Fear of Flying

THE Serb attack on the UN ``safe haven'' of Gorazde and the West's feeble response is another milestone in the two-year bloodletting in Bosnia. As the Serbs dismember another Bosnian town, the UN and NATO seem paralyzed. We applauded NATO airstrikes last week against Serb forces outside Gorazde; those forces, led by General Mladic, who is accused of war crimes by the State Department, were creating new killing fields in Bosnia during US-led peace talks.

Yet after four NATO jets fired a few missiles at Serb tanks, a fly-swat in military terms, the White House lurched back to its old saw of ``not taking sides'' in the conflict. Serbs then saw the military action as a bluff and pressed the attack on Gorazde - and now have nearly taken the city, defying a UN resolution, and more important, a NATO ultimatum.

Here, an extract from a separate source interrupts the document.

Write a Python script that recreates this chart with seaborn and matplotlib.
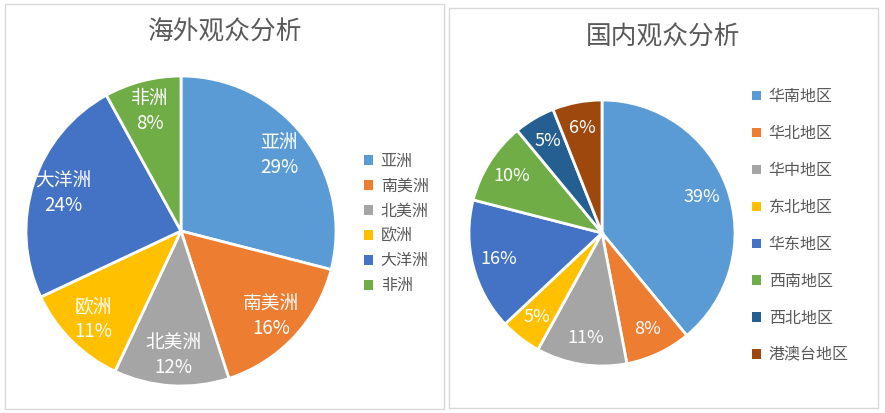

It is not clear that most Americans recognize how much is being given away by this latest inaction in the face of Serb aggression. The Serb attack on Gorazde is intended to tell the world that the Serbs have won the war, and that the West is too weak and selfish to stop the changing of borders by a systematic genocide, even one covered by CNN.

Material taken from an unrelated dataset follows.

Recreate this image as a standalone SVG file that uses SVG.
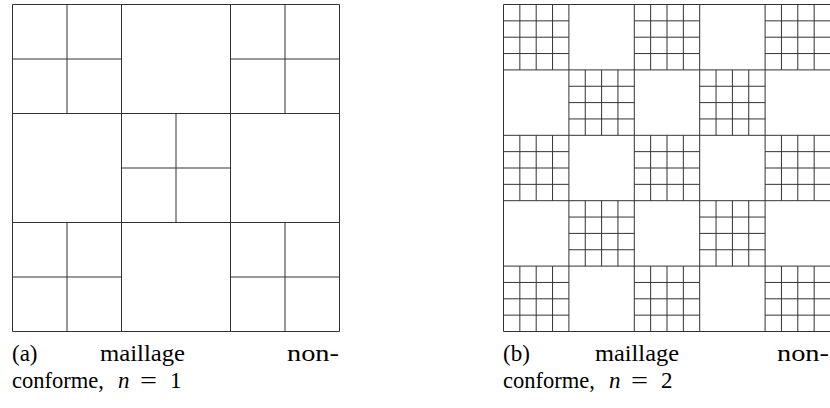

Americans ought to know that what is being further eroded in Bosnia is NATO credibility, and the basic moral and strategic order in Europe of the past 45 years.

The Serbs say: If you can't stand up to us, we will take what we want. And they have done so. Since the Sarajevo ultimatum and NATO airstrikes, they have taken 150 UN peacekeepers hostage. They have shelled Sarajevo in defiance of the ultimatum. They have shelled Tuzla. They have ethnically cleansed Muslims around Prijedor. They have broken agreements and killed hundreds of civilians. They have revoked the press credentials of five foreign news organizations in Belgrade, including The Christian Science Monitor.

Yet in some ways, the issue isn't the Serbs. What Belgrade has done is clear to see. The issue is now the Clinton administration and its constantly changing signals. The US had presumably taken the lead on Bosnia. Yet absent from any discussion on Gorazde has been US special envoy Charles Redman. It seems that when US policy does not go well, the White House blames the UN. It has been extraordinary, as Gorazde was attacked and the crisis lay on a knife's edge, to watch the great powers of the world allow UN civilian bureaucrat Mr. Akashi call the shots on Bosnia.

Bosnia is no less a problem because two US administrations have done little about it. Reconstruction of the country will be harder. Peacekeeping is being made more dangerous. Nationalism, hatred, and ethnic division in Europe are stronger. A loss of faith in Western values is deeper.